Jaime Rocha revelou que “gostava que a mentira e a verdade fossem uma coisa única e o leitor disfrutasse esse prazer”, acrescentando que “a realidade suplanta, de longe, a ficção. É simples, direta, pragmática, surpreendente. Muitas vezes, não se acredita que o que está a acontecer é mesmo a realidade, é aquilo que ali está à nossa frente, insuportável, inacreditável, impensável”.

Javier Cercas, vencedor do Prémio Literário Casino da Póvoa 2016, recorreu à sua obra O Impostor, onde ficção e realidade se misturam na personagem de Enric Marco.

Um nonagenário barcelonês que se fez passar por sobrevivente dos campos nazis e que foi desmascarado em maio de 2005, depois de presidir durante três anos à associação espanhola dos sobreviventes, de dar centenas de conferências, de conceder dezenas de entrevistas, de receber importantes distinções e de comover os parlamentares espanhóis reunidos para, pela primeira vez, prestarem homenagem aos republicanos vítimas do III Reich.

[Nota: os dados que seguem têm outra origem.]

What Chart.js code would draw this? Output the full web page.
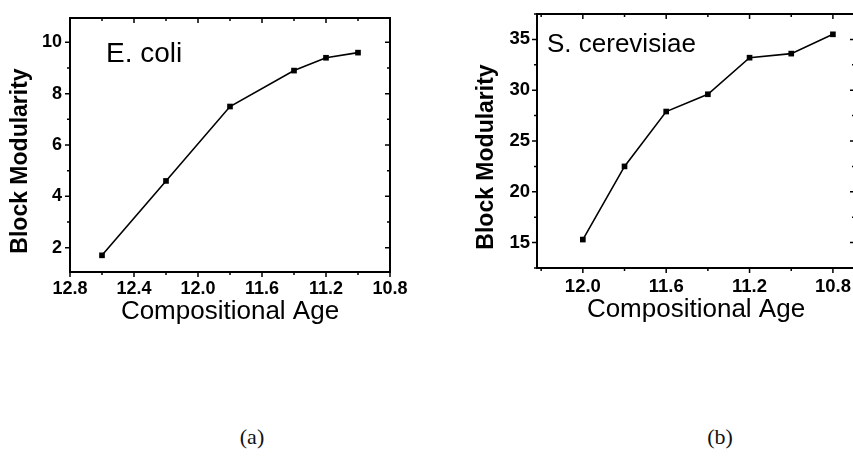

O caso deu a volta ao mundo e transformou Marco no grande impostor e no grande maldito.

Javier Cercas referiu-se à capacidade infinita que temos de nos enganar a nós próprios, no nosso conformismo e nas nossas mentiras, nas nossas necessidades contraditórias de ficção e de realidade.

O autor constatou que “uma falsidade não é uma mentira, uma mentira é pior, é uma falsidade intencional”, “a ficção é uma mentira, um engano”.

Mário de Carvalho reconheceu que “nós, escritores, é que somos a verdade. Pessoas iguais às outras mas naquilo que concebemos revelamos e entregamos aos outros. Nós somos a verdade na medida em que somos criadores da verdade. Uma verdade pode durar centenas de anos em formação, a desenhar-se, a completar-se, até apresentar um Aquiles, Ulisses ou Édipo”.

O autor referiu que “a verdade que os escritores criam tem tendência para se revelar contra as diversas formas de opressão e ressaltar, surpreender, vir ao de cima. Às vezes, incomoda, às vezes, assombra, às vezes, diverte. Teima em persistir”. Quanto ao leitor, comigo, pode deixar-se dormi descansado”.